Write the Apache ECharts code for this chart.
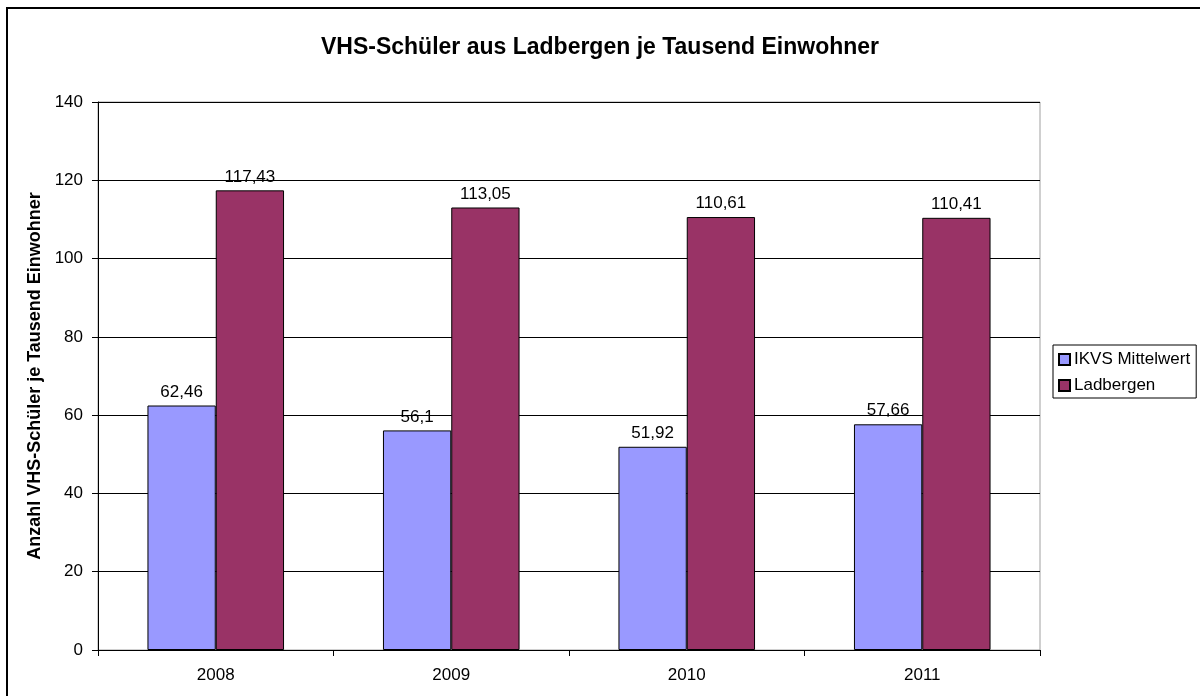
<!DOCTYPE html>
<html>
<head>
<meta charset="utf-8">
<script src="https://cdn.jsdelivr.net/npm/echarts@6/dist/echarts.min.js"></script>
<style>
  html, body { margin: 0; padding: 0; background: #fff; }
  #chart { width: 1200px; height: 696px; }
</style>
</head>
<body>
<div id="chart"></div>
<script>
// Daten
const years = ["2008", "2009", "2010", "2011"];
const ikvsMittelwert = [62.46, 56.1, 51.92, 57.66];
const ladbergen = [117.43, 113.05, 110.61, 110.41];

const chart = echarts.init(document.getElementById("chart"));

const fmt = (p) => String(p.value).replace(".", ",");

const option = {
  backgroundColor: "#fff",
  animation: false,
  textStyle: { fontFamily: "Liberation Sans, Arial, sans-serif" },
  graphic: [
    {
      type: "rect",
      shape: { x: 7, y: 8, width: 1200, height: 700 },
      style: { fill: "none", stroke: "#000", lineWidth: 2 },
    },
  ],
  title: {
    text: "VHS-Schüler aus Ladbergen je Tausend Einwohner",
    left: "center",
    top: 31,
    textStyle: { fontSize: 23, fontWeight: "bold", color: "#000" },
  },
  legend: {
    orient: "vertical",
    left: 1053,
    top: 345,
    padding: [6, 6, 4, 5],
    itemGap: 9,
    itemWidth: 11,
    itemHeight: 11,
    borderColor: "#000",
    borderWidth: 1,
    icon: "rect",
    textStyle: { fontSize: 17, color: "#000", padding: [0, 0, 0, -1] },
    data: ["IKVS Mittelwert", "Ladbergen"],
  },
  grid: {
    left: 98,
    right: 160,
    top: 102,
    bottom: 46,
    show: true,
    borderColor: "#a0a0a0",
    borderWidth: 1,
  },
  xAxis: {
    type: "category",
    data: years,
    axisLine: { lineStyle: { color: "#000" } },
    axisTick: { show: true, length: 6, lineStyle: { color: "#000" } },
    axisLabel: { fontSize: 17, color: "#000", margin: 17 },
  },
  yAxis: {
    type: "value",
    min: 0,
    max: 140,
    interval: 20,
    name: "Anzahl VHS-Schüler je Tausend Einwohner",
    nameLocation: "middle",
    nameGap: 54,
    nameTextStyle: { fontSize: 18, fontWeight: "bold", color: "#000" },
    axisLine: { show: true, lineStyle: { color: "#000" } },
    axisTick: { show: true, length: 6, lineStyle: { color: "#000" } },
    axisLabel: { fontSize: 17, color: "#000", margin: 15 },
    splitLine: { lineStyle: { color: "#000", width: 1 } },
  },
  series: [
    {
      name: "IKVS Mittelwert",
      type: "bar",
      data: ikvsMittelwert,
      barGap: "0%",
      barCategoryGap: "42%",
      itemStyle: { color: "#9999ff", borderColor: "#000", borderWidth: 1 },
      label: { show: true, position: "top", distance: 5, fontSize: 17, color: "#000", formatter: fmt },
    },
    {
      name: "Ladbergen",
      type: "bar",
      data: ladbergen,
      itemStyle: { color: "#993366", borderColor: "#000", borderWidth: 1 },
      label: { show: true, position: "top", distance: 5, fontSize: 17, color: "#000", formatter: fmt },
    },
  ],
};

chart.setOption(option);
</script>
</body>
</html>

····················

» **Stated exercise**
Restate the data above exactly, stripping out each image.

» **Written solution**
Write the Apache ECharts code for this chart.
<!DOCTYPE html>
<html>
<head>
<meta charset="utf-8">
<script src="https://cdn.jsdelivr.net/npm/echarts@6/dist/echarts.min.js"></script>
<style>
  html, body { margin: 0; padding: 0; background: #fff; }
  #chart { width: 1200px; height: 696px; }
</style>
</head>
<body>
<div id="chart"></div>
<script>
// Daten
const years = ["2008", "2009", "2010", "2011"];
const ikvsMittelwert = [62.46, 56.1, 51.92, 57.66];
const ladbergen = [117.43, 113.05, 110.61, 110.41];

const chart = echarts.init(document.getElementById("chart"));

const fmt = (p) => String(p.value).replace(".", ",");

const option = {
  backgroundColor: "#fff",
  animation: false,
  textStyle: { fontFamily: "Liberation Sans, Arial, sans-serif" },
  graphic: [
    {
      type: "rect",
      shape: { x: 7, y: 8, width: 1200, height: 700 },
      style: { fill: "none", stroke: "#000", lineWidth: 2 },
    },
  ],
  title: {
    text: "VHS-Schüler aus Ladbergen je Tausend Einwohner",
    left: "center",
    top: 31,
    textStyle: { fontSize: 23, fontWeight: "bold", color: "#000" },
  },
  legend: {
    orient: "vertical",
    left: 1053,
    top: 345,
    padding: [6, 6, 4, 5],
    itemGap: 9,
    itemWidth: 11,
    itemHeight: 11,
    borderColor: "#000",
    borderWidth: 1,
    icon: "rect",
    textStyle: { fontSize: 17, color: "#000", padding: [0, 0, 0, -1] },
    data: ["IKVS Mittelwert", "Ladbergen"],
  },
  grid: {
    left: 98,
    right: 160,
    top: 102,
    bottom: 46,
    show: true,
    borderColor: "#a0a0a0",
    borderWidth: 1,
  },
  xAxis: {
    type: "category",
    data: years,
    axisLine: { lineStyle: { color: "#000" } },
    axisTick: { show: true, length: 6, lineStyle: { color: "#000" } },
    axisLabel: { fontSize: 17, color: "#000", margin: 17 },
  },
  yAxis: {
    type: "value",
    min: 0,
    max: 140,
    interval: 20,
    name: "Anzahl VHS-Schüler je Tausend Einwohner",
    nameLocation: "middle",
    nameGap: 54,
    nameTextStyle: { fontSize: 18, fontWeight: "bold", color: "#000" },
    axisLine: { show: true, lineStyle: { color: "#000" } },
    axisTick: { show: true, length: 6, lineStyle: { color: "#000" } },
    axisLabel: { fontSize: 17, color: "#000", margin: 15 },
    splitLine: { lineStyle: { color: "#000", width: 1 } },
  },
  series: [
    {
      name: "IKVS Mittelwert",
      type: "bar",
      data: ikvsMittelwert,
      barGap: "0%",
      barCategoryGap: "42%",
      itemStyle: { color: "#9999ff", borderColor: "#000", borderWidth: 1 },
      label: { show: true, position: "top", distance: 5, fontSize: 17, color: "#000", formatter: fmt },
    },
    {
      name: "Ladbergen",
      type: "bar",
      data: ladbergen,
      itemStyle: { color: "#993366", borderColor: "#000", borderWidth: 1 },
      label: { show: true, position: "top", distance: 5, fontSize: 17, color: "#000", formatter: fmt },
    },
  ],
};

chart.setOption(option);
</script>
</body>
</html>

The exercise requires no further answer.